Identifying and controlling downhole influxes before they dissolve into the synthetic based mud has mitigated the occurrence of riser gas during drilling. The MPD system has also provided formation pressures in real time, and allowed logs to be run in a safe, controlled manner, even in situations that involved severe circulation losses.

The ability to transition between constant bottomhole pressure (CBHP) and pressurized mud cap drilling (PMCD) methods as needed provided the versatility to address different drilling conditions presented by the exploratory wells. Use of MPD methods enabled real-time monitoring and control for early kick/loss detection and mitigation. When drilling the first well, the system detected a 2 bbl influx and successfully circulated it out of the wellbore using conventional well control methods (in other wells, influxes as small as a single barrel have been detected).
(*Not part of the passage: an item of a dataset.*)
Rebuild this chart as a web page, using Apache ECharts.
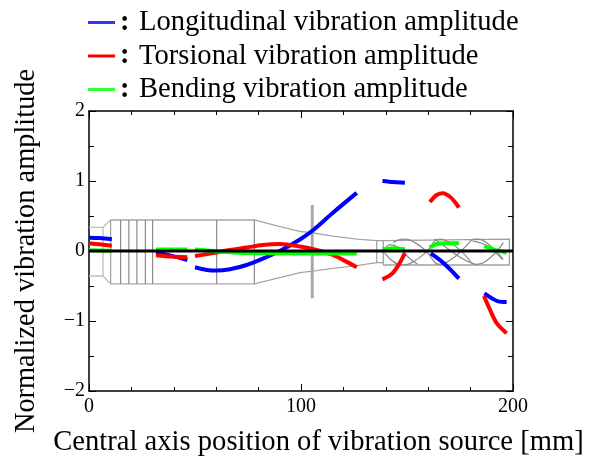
<!DOCTYPE html>
<html><head><meta charset="utf-8">
<style>html,body{margin:0;padding:0;background:#fff}#c{width:595px;height:459px}</style>
<script src="https://cdn.jsdelivr.net/npm/echarts@6/dist/echarts.min.js"></script>
</head><body><div id="c"></div>
<script>
const xTicks = [0, 100, 200];
const yTicks = [-2, -1, 0, 1, 2];
const longitudinal = [
  [[0,0.19],[5,0.185],[10.8,0.167]],
  [[31.6,-0.02],[39,-0.07],[46.4,-0.13]],
  [[50,-0.233],[55.5,-0.27],[60.2,-0.28],[66.5,-0.26],[74.4,-0.2],[82,-0.11],[90,0],[99.5,0.165],[105.8,0.3],[115.2,0.55],[126.3,0.83]],
  [[138.4,1.0],[143.6,0.985],[149,0.975]],
  [[161.2,-0.033],[165.6,-0.13],[170.3,-0.26],[174.5,-0.395]],
  [[186.5,-0.605],[190,-0.675],[193,-0.72],[197,-0.73]]
];
const torsional = [
  [[0,0.11],[5,0.095],[10.8,0.076]],
  [[31.6,-0.06],[39,-0.08],[46.4,-0.09]],
  [[50,-0.07],[58.6,-0.03],[66.5,0.014],[74.4,0.05],[82,0.086],[90,0.1],[99.5,0.065],[107.4,0.014],[115,-0.057],[120,-0.13],[126.3,-0.233]],
  [[138.4,-0.405],[142.8,-0.33],[146,-0.2],[149,-0.03]],
  [[160.8,0.7],[164,0.8],[167,0.825],[170.3,0.775],[172.6,0.7],[174.5,0.62]],
  [[186.3,-0.643],[189.2,-0.843],[192.3,-1.03],[197,-1.176]]
];
const bending = [
  [[0,0.01],[10.8,0.005]],
  [[31.6,0.02],[46.4,0.02]],
  [[50,0.02],[63,-0.01],[74,-0.03],[99.5,-0.034],[126.3,-0.034]],
  [[138.4,0.024],[143.6,0.04],[149,0.024]],
  [[160.8,0.05],[164,0.1],[168.7,0.11],[174.5,0.11]],
  [[186.5,0.07],[190.8,0.024],[197,-0.024]]
];
const zeroLine = [[0,0],[200,0]];
const tailOutline = [[[0,0.338],[6.6,0.338],[10.2,0.443]],[[0,-0.357],[6.6,-0.357],[10.2,-0.47]],[[6.6,0.338],[6.6,-0.357]]];
const bodyOutline = [[[10.2,0.443],[78,0.443],[90,0.347],[99.5,0.28],[107.4,0.25],[115,0.214],[126.3,0.171],[135.7,0.147],[135.7,-0.167],[126.3,-0.21],[115,-0.247],[107.4,-0.28],[99.5,-0.31],[78,-0.47],[10.2,-0.47],[10.2,0.443]]];
const bodyRings = [[[14.9,0.443],[14.9,-0.47]],[[18.8,0.443],[18.8,-0.47]],[[22.6,0.443],[22.6,-0.47]],[[26.6,0.443],[26.6,-0.47]],[[30,0.443],[30,-0.47]],[[60.2,0.443],[60.2,-0.47]],[[78,0.443],[78,-0.47]]];
const flange = [[[105.3,0.657],[105.3,-0.676]]];
const drillOutline = [[[135.7,0.147],[138.8,0.147],[138.8,0.171],[198.3,0.171],[198.3,-0.2],[138.8,-0.2],[138.8,-0.167],[135.7,-0.167]],[[138.8,0.147],[138.8,-0.167]]];
const helix = [
  [[143.5,0.12],[148.2,0.171],[153.7,0.12],[159.2,-0.01],[165.5,-0.19],[171.8,-0.1],[176.5,0.03],[182.8,0.171],[189.1,0.08],[195.4,-0.12]],
  [[143.5,-0.15],[148.2,-0.2],[153.7,-0.14],[159.2,-0.01],[165.5,0.171],[171.8,0.09],[176.5,-0.03],[182.8,-0.19],[189.1,-0.1],[195.4,0.12]],
  [[139.5,0],[142,0.09],[146,0.05],[151,-0.1],[155,-0.19]],
  [[139.5,-0.03],[143,-0.14],[146,-0.2]],
  [[163,0.17],[168,0.06],[173,-0.05],[178,-0.14],[182,-0.19]],
  [[181,0.14],[186,0.1],[191,0],[195,-0.12]]
];
const font = 'Liberation Serif';
const names = ['Longitudinal vibration amplitude','Torsional vibration amplitude','Bending vibration amplitude'];
const colors = ['#0000ff','#ff0000','#00ff00'];
const legendColors = ['#3333ff','#ff0000','#33ff33'];

function outline(list, color, width, smooth, z){
  return list.map(d => ({type:'line',data:d,symbol:'none',silent:true,smooth:smooth,z:z,
    lineStyle:{color:color,width:width},itemStyle:{color:color}}));
}
function curves(list, i){
  return list.map(d => ({type:'line',name:names[i],data:d,symbol:'none',smooth:0.3,z:5+i,silent:true,
    lineStyle:{color:colors[i],width:4,cap:'butt'},itemStyle:{color:legendColors[i]}}));
}
const series = [].concat(
  outline(tailOutline,'#bdbdbd',1.3,false,2),
  outline(bodyOutline,'#a6a6a6',1.3,false,2),
  outline(bodyRings,'#8c8c8c',1.2,false,2),
  outline(flange,'#a8a8a8',3,false,2),
  outline(drillOutline,'#a0a0a0',1.3,false,2),
  outline(helix,'#8a8a8a',1.2,0.5,2),
  curves(longitudinal,0), curves(torsional,1), curves(bending,2),
  [{type:'line',data:zeroLine,symbol:'none',silent:true,z:9,lineStyle:{color:'#000',width:3}}]
);
const chart = echarts.init(document.getElementById('c'),null,{renderer:'canvas'});
const axisBase = {
  axisLine:{show:true,onZero:false,lineStyle:{color:'#000',width:1.5}},
  axisTick:{show:true,inside:true,length:7,lineStyle:{color:'#000',width:1}},
  splitLine:{show:false}
};
const xMinor = {show:true,splitNumber:5,length:4,lineStyle:{color:'#000',width:1}};
const yMinor = {show:true,splitNumber:2,length:5,lineStyle:{color:'#000',width:1}};
chart.setOption({
  animation:false,
  backgroundColor:'#fff',
  grid:{left:89,right:82,top:111,height:280,outerBoundsMode:'none'},
  legend:{
    left:83,top:3,orient:'vertical',itemWidth:27,itemHeight:3,itemGap:4.5,
    icon:'rect',selectedMode:false,data:names,
    formatter:n=>'{c|:}{t|'+n+'}',
    textStyle:{rich:{
      c:{fontFamily:font,fontSize:28.6,fontWeight:'bold',width:19,align:'left',lineHeight:29.5,color:'#000'},
      t:{fontFamily:font,fontSize:28.6,lineHeight:29.5,color:'#000'}
    }}
  },
  xAxis:[
    Object.assign({},axisBase,{type:'value',min:xTicks[0],max:xTicks[2],interval:100,position:'bottom',
      minorTick:xMinor,
      axisLabel:{fontFamily:font,fontSize:20,color:'#000',margin:6,showMinLabel:true,showMaxLabel:true},
      name:'Central axis position of vibration source [mm]',nameLocation:'center',nameGap:37,
      nameTextStyle:{fontFamily:font,fontSize:28.6,color:'#000',padding:[0,0,0,35]}}),
    Object.assign({},axisBase,{type:'value',min:xTicks[0],max:xTicks[2],interval:100,position:'top',
      minorTick:xMinor,axisLabel:{show:false}})
  ],
  yAxis:[
    Object.assign({},axisBase,{type:'value',min:yTicks[0],max:yTicks[4],interval:1,position:'left',
      minorTick:yMinor,
      axisLabel:{fontFamily:font,fontSize:20,color:'#000',margin:4,padding:[2,0,0,0],formatter:v=>String(v).replace('-','\u2212')},
      name:'Normalized vibration amplitude',nameLocation:'center',nameGap:48,
      nameTextStyle:{fontFamily:font,fontSize:28.4,color:'#000'}}),
    Object.assign({},axisBase,{type:'value',min:yTicks[0],max:yTicks[4],interval:1,position:'right',
      minorTick:yMinor,axisLabel:{show:false}})
  ],
  series:series
});
</script></body></html>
The MPD control system algorithms detected, minimized, and controlled at least five flow anomalies while drilling the well.

When severe fluid losses occurred deeper in the well, the MPD drilling mode was transitioned to PMCD, which enabled drilling with no returns, and allowed the wellbore to reach the planned total depth.

HP/HT extremes

HP/HT conditions experienced offshore Asia/Pacific had resulted in severe kick-loss conditions and ended in several abandoned wellbores. The use of MPD mitigated the problems and allowed wells to be drilled to total depth. MPD also provided a better understanding of pore pressure and the fracture pressure through real-time dynamic formation integrity tests and dynamic leak-off tests.

A narrow mud weight window between a formation's pore pressure and fracture gradient is a common condition in HP/HT drilling. Variations in bottomhole pressure can heighten the risk of an underbalanced wellbore in static conditions, and increase the chance of fracturing the formation in dynamic conditions.

Wellbore pressure fluctuations in the HP/HT wells were quickly identified in both static and dynamic conditions. Annular backpressure was precisely manipulated to offset these pressure variations and stay within the drilling window. Accurate flow measurement was critical in the constant monitoring and identification of the flow differences, and provided a critical real-time picture of the drilling window.

New control options

The complex pressure challenges presented by deepwater and HP/HT wells are a major source of risk and NPT. Kicks and losses often pose challenges that exceed the capabilities of conventional drilling and standard well control measures and methods. To achieve the high level of safety and efficiency needed to drill these wells, wellbore construction is turning to MPD monitoring and control methods to mitigate drilling hazards and reach total depth.